Si le téléfilm avait pour but de faire sortir ce roi de l’oubli, il a surtout mis en exergue le déclin de la monarchie absolue et de l’Etat, et la montée des idées novatrices en particulier des philosophes des Lumières. Car si Louis XIV fut nommé le Roi-Soleil, sous son successeur ce sont les Lumières qui ont brillé sur l’Europe, favorisées par l’obscurité des querelles religieuses, et un Malesherbes censeur royal mais favorable à l’émancipation des idées. Et bien entendu par Madame de Pompadour, nous y venons.
Jeanne Poisson est une roturière. Elle est mariée et son obscur époux devra s’effacer devant le roi lorsque ce dernier s’éprendra de cette femme en 1745 et la fera marquise la même année. Jeanne Poisson aurait pu même être duchesse si elle n’avait refusé le titre en 1752. La marquise de Pompadour sera fidèle au roi durant vingt ans bien que les relations physiques aient cessé après quelques années. Elle sera aussi respectueuse envers la reine. On retiendra surtout qu’elle fit entrer les philosophes des Lumières à Versailles et qu’elle favorisa la publicité de leurs écrits.
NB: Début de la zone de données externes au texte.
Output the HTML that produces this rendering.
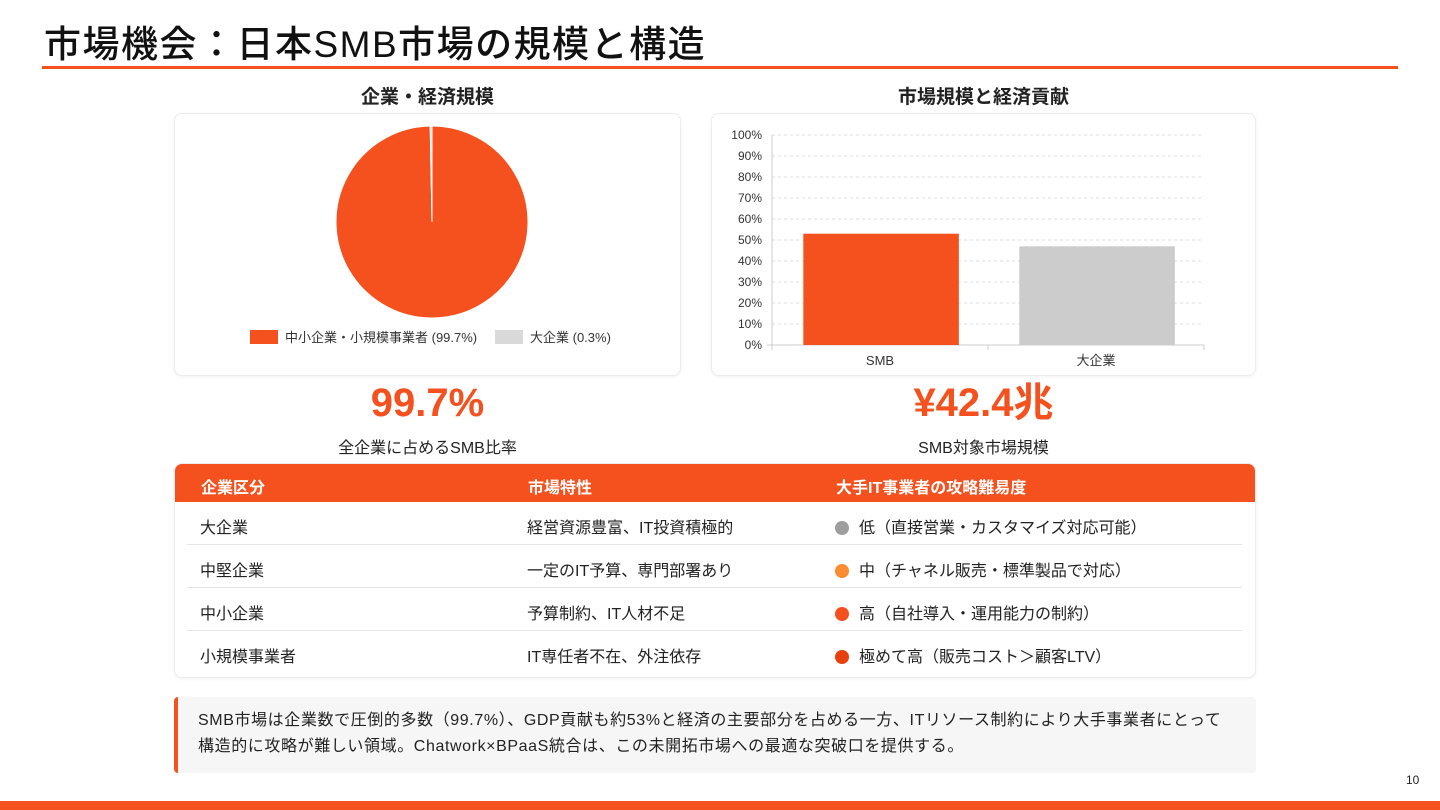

La Pompadour ne fut pas seulement la protectrice des Lumières. Elle devint la confidente du roi et l’organisatrice des rencontres et fêtes galantes de Sa Majesté.
Ainsi cette roturière parvenue effaça de l’Histoire près de 60 ans de règne du roi Louis XV, et marqua davantage la postérité que celui-ci. Elle connut même l’insigne privilège de mourir à Versailles, privilège qui était réservé au roi. Les hôtes de l’Elysée peuvent donc dormir tranquilles, le fantôme de la marquise de Pompadour ne hante pas les lieux.